-------- Material provided

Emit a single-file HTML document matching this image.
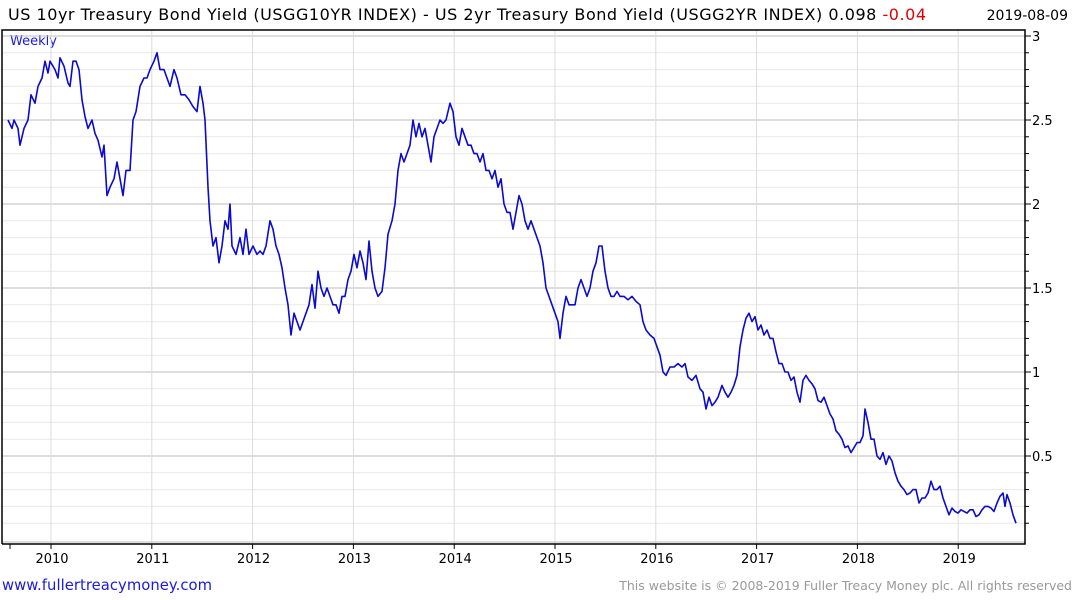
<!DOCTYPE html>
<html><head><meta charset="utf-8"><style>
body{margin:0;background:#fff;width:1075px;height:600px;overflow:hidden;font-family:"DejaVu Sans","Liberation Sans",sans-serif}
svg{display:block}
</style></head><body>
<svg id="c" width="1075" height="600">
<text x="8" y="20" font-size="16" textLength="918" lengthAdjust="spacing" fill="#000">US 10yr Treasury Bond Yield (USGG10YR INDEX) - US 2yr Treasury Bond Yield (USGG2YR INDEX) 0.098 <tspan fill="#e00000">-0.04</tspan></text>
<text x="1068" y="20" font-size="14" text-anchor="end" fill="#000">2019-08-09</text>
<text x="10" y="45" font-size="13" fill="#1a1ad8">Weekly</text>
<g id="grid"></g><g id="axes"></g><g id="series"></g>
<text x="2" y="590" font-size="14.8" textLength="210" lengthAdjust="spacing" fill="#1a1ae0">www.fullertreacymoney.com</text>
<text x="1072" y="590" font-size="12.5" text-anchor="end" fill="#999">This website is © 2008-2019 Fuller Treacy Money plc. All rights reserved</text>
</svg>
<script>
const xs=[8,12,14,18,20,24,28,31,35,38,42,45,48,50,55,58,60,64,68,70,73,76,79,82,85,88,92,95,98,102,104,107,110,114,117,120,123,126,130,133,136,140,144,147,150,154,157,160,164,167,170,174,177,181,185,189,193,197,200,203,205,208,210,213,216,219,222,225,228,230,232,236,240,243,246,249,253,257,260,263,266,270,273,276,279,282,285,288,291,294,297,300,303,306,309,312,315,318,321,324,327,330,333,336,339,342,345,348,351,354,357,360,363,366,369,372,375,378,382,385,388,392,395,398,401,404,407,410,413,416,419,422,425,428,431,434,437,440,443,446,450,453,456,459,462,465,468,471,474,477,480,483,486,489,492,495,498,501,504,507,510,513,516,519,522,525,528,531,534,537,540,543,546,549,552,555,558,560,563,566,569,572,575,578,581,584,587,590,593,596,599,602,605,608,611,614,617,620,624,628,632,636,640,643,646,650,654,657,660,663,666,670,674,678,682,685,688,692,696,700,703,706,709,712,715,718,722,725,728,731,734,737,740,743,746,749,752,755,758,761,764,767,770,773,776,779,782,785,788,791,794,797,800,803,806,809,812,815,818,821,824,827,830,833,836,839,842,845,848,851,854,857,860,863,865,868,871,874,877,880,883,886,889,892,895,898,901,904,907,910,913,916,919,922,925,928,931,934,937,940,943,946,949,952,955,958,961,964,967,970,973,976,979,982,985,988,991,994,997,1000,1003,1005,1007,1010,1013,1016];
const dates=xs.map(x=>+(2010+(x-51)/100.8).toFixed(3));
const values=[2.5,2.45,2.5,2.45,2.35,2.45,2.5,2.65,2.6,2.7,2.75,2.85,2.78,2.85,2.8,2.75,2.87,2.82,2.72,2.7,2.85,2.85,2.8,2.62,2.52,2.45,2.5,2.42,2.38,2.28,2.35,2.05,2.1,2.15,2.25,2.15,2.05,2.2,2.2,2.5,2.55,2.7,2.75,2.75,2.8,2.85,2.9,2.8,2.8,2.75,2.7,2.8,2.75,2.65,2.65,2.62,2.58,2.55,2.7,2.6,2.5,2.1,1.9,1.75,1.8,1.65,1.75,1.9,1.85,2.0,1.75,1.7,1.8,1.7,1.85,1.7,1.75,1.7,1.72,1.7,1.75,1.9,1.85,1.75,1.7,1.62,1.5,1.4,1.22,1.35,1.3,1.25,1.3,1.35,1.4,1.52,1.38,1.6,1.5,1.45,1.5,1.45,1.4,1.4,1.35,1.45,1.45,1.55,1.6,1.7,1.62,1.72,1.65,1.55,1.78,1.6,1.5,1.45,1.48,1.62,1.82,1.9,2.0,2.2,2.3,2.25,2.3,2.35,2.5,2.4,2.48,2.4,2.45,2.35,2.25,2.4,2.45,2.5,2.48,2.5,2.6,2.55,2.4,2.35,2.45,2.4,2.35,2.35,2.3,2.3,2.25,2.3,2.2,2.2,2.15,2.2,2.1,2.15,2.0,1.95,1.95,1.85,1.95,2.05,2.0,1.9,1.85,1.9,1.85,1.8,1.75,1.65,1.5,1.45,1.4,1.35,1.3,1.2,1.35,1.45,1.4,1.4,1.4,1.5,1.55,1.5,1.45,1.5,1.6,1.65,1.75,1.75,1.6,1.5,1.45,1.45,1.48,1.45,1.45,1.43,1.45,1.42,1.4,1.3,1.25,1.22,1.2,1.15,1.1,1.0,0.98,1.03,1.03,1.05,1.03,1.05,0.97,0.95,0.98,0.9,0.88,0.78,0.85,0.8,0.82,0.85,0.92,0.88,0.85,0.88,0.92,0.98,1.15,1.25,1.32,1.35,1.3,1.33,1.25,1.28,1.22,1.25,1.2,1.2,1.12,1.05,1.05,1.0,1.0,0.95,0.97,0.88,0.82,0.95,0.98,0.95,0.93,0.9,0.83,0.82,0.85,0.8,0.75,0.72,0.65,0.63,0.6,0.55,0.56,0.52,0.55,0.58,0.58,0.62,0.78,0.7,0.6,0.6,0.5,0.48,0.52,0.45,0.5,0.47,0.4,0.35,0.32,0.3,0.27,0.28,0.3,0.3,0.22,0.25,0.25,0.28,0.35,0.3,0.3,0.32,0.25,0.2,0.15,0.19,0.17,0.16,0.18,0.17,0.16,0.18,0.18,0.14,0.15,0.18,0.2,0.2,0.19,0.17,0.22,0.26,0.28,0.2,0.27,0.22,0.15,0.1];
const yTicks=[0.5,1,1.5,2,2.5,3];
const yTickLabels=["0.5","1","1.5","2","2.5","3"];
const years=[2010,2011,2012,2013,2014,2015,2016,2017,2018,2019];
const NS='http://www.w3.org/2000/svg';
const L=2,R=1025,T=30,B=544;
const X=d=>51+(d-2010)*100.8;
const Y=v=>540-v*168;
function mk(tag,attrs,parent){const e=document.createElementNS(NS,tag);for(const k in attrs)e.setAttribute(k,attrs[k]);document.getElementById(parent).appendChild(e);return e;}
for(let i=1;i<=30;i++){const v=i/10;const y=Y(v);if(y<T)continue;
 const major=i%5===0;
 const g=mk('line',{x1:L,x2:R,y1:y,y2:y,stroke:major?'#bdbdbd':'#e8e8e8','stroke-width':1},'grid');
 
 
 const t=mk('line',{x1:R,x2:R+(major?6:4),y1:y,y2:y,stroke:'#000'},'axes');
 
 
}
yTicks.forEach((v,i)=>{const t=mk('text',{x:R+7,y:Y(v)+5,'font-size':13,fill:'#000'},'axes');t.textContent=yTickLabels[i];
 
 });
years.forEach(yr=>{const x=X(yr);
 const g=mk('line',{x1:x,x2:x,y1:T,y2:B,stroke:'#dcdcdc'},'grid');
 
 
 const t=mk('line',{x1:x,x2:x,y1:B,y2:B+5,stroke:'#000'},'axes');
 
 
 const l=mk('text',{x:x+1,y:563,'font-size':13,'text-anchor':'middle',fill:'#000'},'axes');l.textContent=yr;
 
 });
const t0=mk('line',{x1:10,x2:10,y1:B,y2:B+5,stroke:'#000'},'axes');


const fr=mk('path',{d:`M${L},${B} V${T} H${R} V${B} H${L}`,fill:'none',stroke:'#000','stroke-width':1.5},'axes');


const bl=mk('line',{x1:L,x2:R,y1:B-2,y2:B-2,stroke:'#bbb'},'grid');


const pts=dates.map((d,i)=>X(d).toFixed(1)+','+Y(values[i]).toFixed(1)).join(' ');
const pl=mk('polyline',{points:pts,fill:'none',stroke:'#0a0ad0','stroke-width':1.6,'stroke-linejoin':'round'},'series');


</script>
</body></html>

----------------

-- Exercise directions --
Transcribe the listing in full and omit the pictures.

-- Full solution --
Emit a single-file HTML document matching this image.
<!DOCTYPE html>
<html><head><meta charset="utf-8"><style>
body{margin:0;background:#fff;width:1075px;height:600px;overflow:hidden;font-family:"DejaVu Sans","Liberation Sans",sans-serif}
svg{display:block}
</style></head><body>
<svg id="c" width="1075" height="600">
<text x="8" y="20" font-size="16" textLength="918" lengthAdjust="spacing" fill="#000">US 10yr Treasury Bond Yield (USGG10YR INDEX) - US 2yr Treasury Bond Yield (USGG2YR INDEX) 0.098 <tspan fill="#e00000">-0.04</tspan></text>
<text x="1068" y="20" font-size="14" text-anchor="end" fill="#000">2019-08-09</text>
<text x="10" y="45" font-size="13" fill="#1a1ad8">Weekly</text>
<g id="grid"></g><g id="axes"></g><g id="series"></g>
<text x="2" y="590" font-size="14.8" textLength="210" lengthAdjust="spacing" fill="#1a1ae0">www.fullertreacymoney.com</text>
<text x="1072" y="590" font-size="12.5" text-anchor="end" fill="#999">This website is © 2008-2019 Fuller Treacy Money plc. All rights reserved</text>
</svg>
<script>
const xs=[8,12,14,18,20,24,28,31,35,38,42,45,48,50,55,58,60,64,68,70,73,76,79,82,85,88,92,95,98,102,104,107,110,114,117,120,123,126,130,133,136,140,144,147,150,154,157,160,164,167,170,174,177,181,185,189,193,197,200,203,205,208,210,213,216,219,222,225,228,230,232,236,240,243,246,249,253,257,260,263,266,270,273,276,279,282,285,288,291,294,297,300,303,306,309,312,315,318,321,324,327,330,333,336,339,342,345,348,351,354,357,360,363,366,369,372,375,378,382,385,388,392,395,398,401,404,407,410,413,416,419,422,425,428,431,434,437,440,443,446,450,453,456,459,462,465,468,471,474,477,480,483,486,489,492,495,498,501,504,507,510,513,516,519,522,525,528,531,534,537,540,543,546,549,552,555,558,560,563,566,569,572,575,578,581,584,587,590,593,596,599,602,605,608,611,614,617,620,624,628,632,636,640,643,646,650,654,657,660,663,666,670,674,678,682,685,688,692,696,700,703,706,709,712,715,718,722,725,728,731,734,737,740,743,746,749,752,755,758,761,764,767,770,773,776,779,782,785,788,791,794,797,800,803,806,809,812,815,818,821,824,827,830,833,836,839,842,845,848,851,854,857,860,863,865,868,871,874,877,880,883,886,889,892,895,898,901,904,907,910,913,916,919,922,925,928,931,934,937,940,943,946,949,952,955,958,961,964,967,970,973,976,979,982,985,988,991,994,997,1000,1003,1005,1007,1010,1013,1016];
const dates=xs.map(x=>+(2010+(x-51)/100.8).toFixed(3));
const values=[2.5,2.45,2.5,2.45,2.35,2.45,2.5,2.65,2.6,2.7,2.75,2.85,2.78,2.85,2.8,2.75,2.87,2.82,2.72,2.7,2.85,2.85,2.8,2.62,2.52,2.45,2.5,2.42,2.38,2.28,2.35,2.05,2.1,2.15,2.25,2.15,2.05,2.2,2.2,2.5,2.55,2.7,2.75,2.75,2.8,2.85,2.9,2.8,2.8,2.75,2.7,2.8,2.75,2.65,2.65,2.62,2.58,2.55,2.7,2.6,2.5,2.1,1.9,1.75,1.8,1.65,1.75,1.9,1.85,2.0,1.75,1.7,1.8,1.7,1.85,1.7,1.75,1.7,1.72,1.7,1.75,1.9,1.85,1.75,1.7,1.62,1.5,1.4,1.22,1.35,1.3,1.25,1.3,1.35,1.4,1.52,1.38,1.6,1.5,1.45,1.5,1.45,1.4,1.4,1.35,1.45,1.45,1.55,1.6,1.7,1.62,1.72,1.65,1.55,1.78,1.6,1.5,1.45,1.48,1.62,1.82,1.9,2.0,2.2,2.3,2.25,2.3,2.35,2.5,2.4,2.48,2.4,2.45,2.35,2.25,2.4,2.45,2.5,2.48,2.5,2.6,2.55,2.4,2.35,2.45,2.4,2.35,2.35,2.3,2.3,2.25,2.3,2.2,2.2,2.15,2.2,2.1,2.15,2.0,1.95,1.95,1.85,1.95,2.05,2.0,1.9,1.85,1.9,1.85,1.8,1.75,1.65,1.5,1.45,1.4,1.35,1.3,1.2,1.35,1.45,1.4,1.4,1.4,1.5,1.55,1.5,1.45,1.5,1.6,1.65,1.75,1.75,1.6,1.5,1.45,1.45,1.48,1.45,1.45,1.43,1.45,1.42,1.4,1.3,1.25,1.22,1.2,1.15,1.1,1.0,0.98,1.03,1.03,1.05,1.03,1.05,0.97,0.95,0.98,0.9,0.88,0.78,0.85,0.8,0.82,0.85,0.92,0.88,0.85,0.88,0.92,0.98,1.15,1.25,1.32,1.35,1.3,1.33,1.25,1.28,1.22,1.25,1.2,1.2,1.12,1.05,1.05,1.0,1.0,0.95,0.97,0.88,0.82,0.95,0.98,0.95,0.93,0.9,0.83,0.82,0.85,0.8,0.75,0.72,0.65,0.63,0.6,0.55,0.56,0.52,0.55,0.58,0.58,0.62,0.78,0.7,0.6,0.6,0.5,0.48,0.52,0.45,0.5,0.47,0.4,0.35,0.32,0.3,0.27,0.28,0.3,0.3,0.22,0.25,0.25,0.28,0.35,0.3,0.3,0.32,0.25,0.2,0.15,0.19,0.17,0.16,0.18,0.17,0.16,0.18,0.18,0.14,0.15,0.18,0.2,0.2,0.19,0.17,0.22,0.26,0.28,0.2,0.27,0.22,0.15,0.1];
const yTicks=[0.5,1,1.5,2,2.5,3];
const yTickLabels=["0.5","1","1.5","2","2.5","3"];
const years=[2010,2011,2012,2013,2014,2015,2016,2017,2018,2019];
const NS='http://www.w3.org/2000/svg';
const L=2,R=1025,T=30,B=544;
const X=d=>51+(d-2010)*100.8;
const Y=v=>540-v*168;
function mk(tag,attrs,parent){const e=document.createElementNS(NS,tag);for(const k in attrs)e.setAttribute(k,attrs[k]);document.getElementById(parent).appendChild(e);return e;}
for(let i=1;i<=30;i++){const v=i/10;const y=Y(v);if(y<T)continue;
 const major=i%5===0;
 const g=mk('line',{x1:L,x2:R,y1:y,y2:y,stroke:major?'#bdbdbd':'#e8e8e8','stroke-width':1},'grid');
 
 
 const t=mk('line',{x1:R,x2:R+(major?6:4),y1:y,y2:y,stroke:'#000'},'axes');
 
 
}
yTicks.forEach((v,i)=>{const t=mk('text',{x:R+7,y:Y(v)+5,'font-size':13,fill:'#000'},'axes');t.textContent=yTickLabels[i];
 
 });
years.forEach(yr=>{const x=X(yr);
 const g=mk('line',{x1:x,x2:x,y1:T,y2:B,stroke:'#dcdcdc'},'grid');
 
 
 const t=mk('line',{x1:x,x2:x,y1:B,y2:B+5,stroke:'#000'},'axes');
 
 
 const l=mk('text',{x:x+1,y:563,'font-size':13,'text-anchor':'middle',fill:'#000'},'axes');l.textContent=yr;
 
 });
const t0=mk('line',{x1:10,x2:10,y1:B,y2:B+5,stroke:'#000'},'axes');


const fr=mk('path',{d:`M${L},${B} V${T} H${R} V${B} H${L}`,fill:'none',stroke:'#000','stroke-width':1.5},'axes');


const bl=mk('line',{x1:L,x2:R,y1:B-2,y2:B-2,stroke:'#bbb'},'grid');


const pts=dates.map((d,i)=>X(d).toFixed(1)+','+Y(values[i]).toFixed(1)).join(' ');
const pl=mk('polyline',{points:pts,fill:'none',stroke:'#0a0ad0','stroke-width':1.6,'stroke-linejoin':'round'},'series');


</script>
</body></html>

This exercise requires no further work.